- Court: High Court of Australia
- Argued: 24 September 1991
- Decided: 25 June 1992
- Citations: [1992] HCA 29, (1992) 174 CLR 455

Court membership
- Judges sitting: Mason CJ, Brennan, Deane, Dawson, Toohey, Gaudron and McHugh JJ

Case opinions
- (4:3) The law in question was a valid law even though the non-parole periods differed between States (per Mason CJ, Dawson, McHugh & Brennan JJ; Deane, Toohey & Gaudron JJ dissenting)

= Leeth v Commonwealth =

Australian High Court decision

Leeth v Commonwealth, is a High Court of Australia case that held that there was no implied right of legal equality in the Australian Constitution.

== Background ==

The Commonwealth Prisoners Act, provided for a non-parole period, which differed depending on which State the prisoner was convicted in. The claim was that the Act authorised the unequal treatment of Commonwealth offenders.

== Decision ==

Mason CJ, Dawson and McHugh JJ denied that the Constitution contained an implied right to substantive legal equality, and only recognised procedural inequality. Deane and Toohey JJ found an implied right substantive equality, and while Gaudron and Brennan JJ did not agree with Deane and Toohey JJ, they did not disagree either. However, Brennan J did not agree that the right had been violated, and thus there was a majority for the outcome that the Act was not invalid.

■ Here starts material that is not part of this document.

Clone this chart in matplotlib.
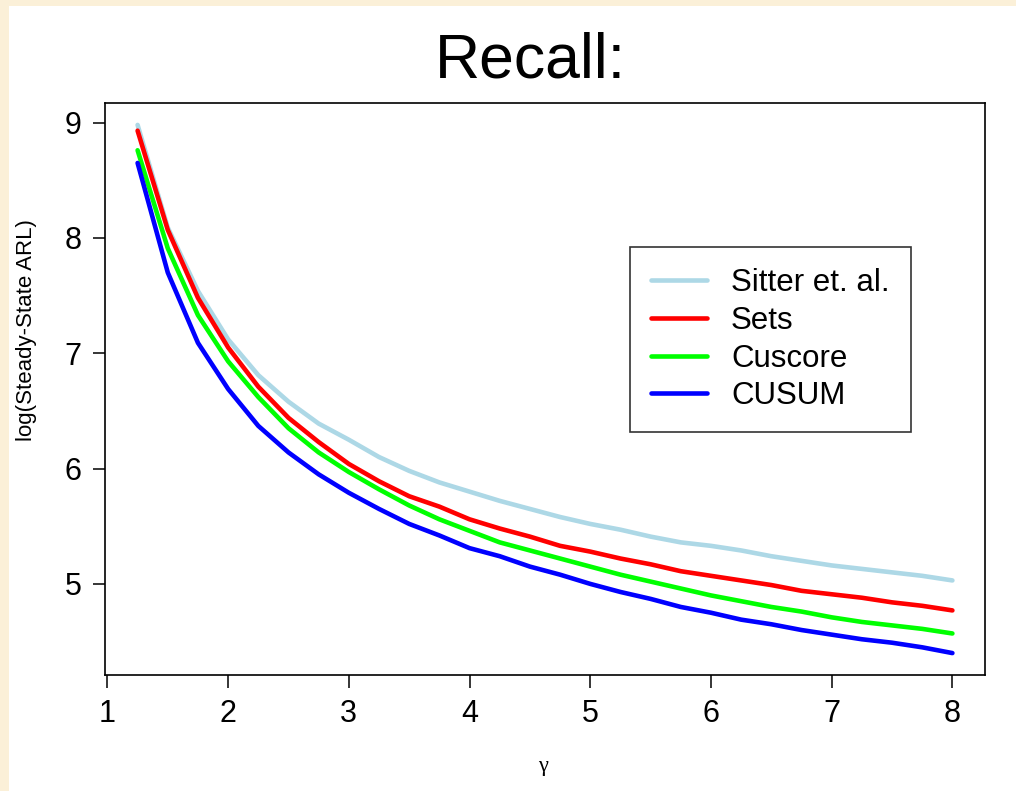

The basis for the implied right of substantive equality (as advocated by Deane and Toohey JJ) comes from the fact that the constitution is a free agreement between the people of the colonies, and these pre-existing rights continued after federation. In the absence of words that deny such equality, these pre-existing rights should continue to exist. This notion of equality is said to be vested in the courts as created in Chapter III of the Constitution, and these courts are to treat them "fairly" and "impartially".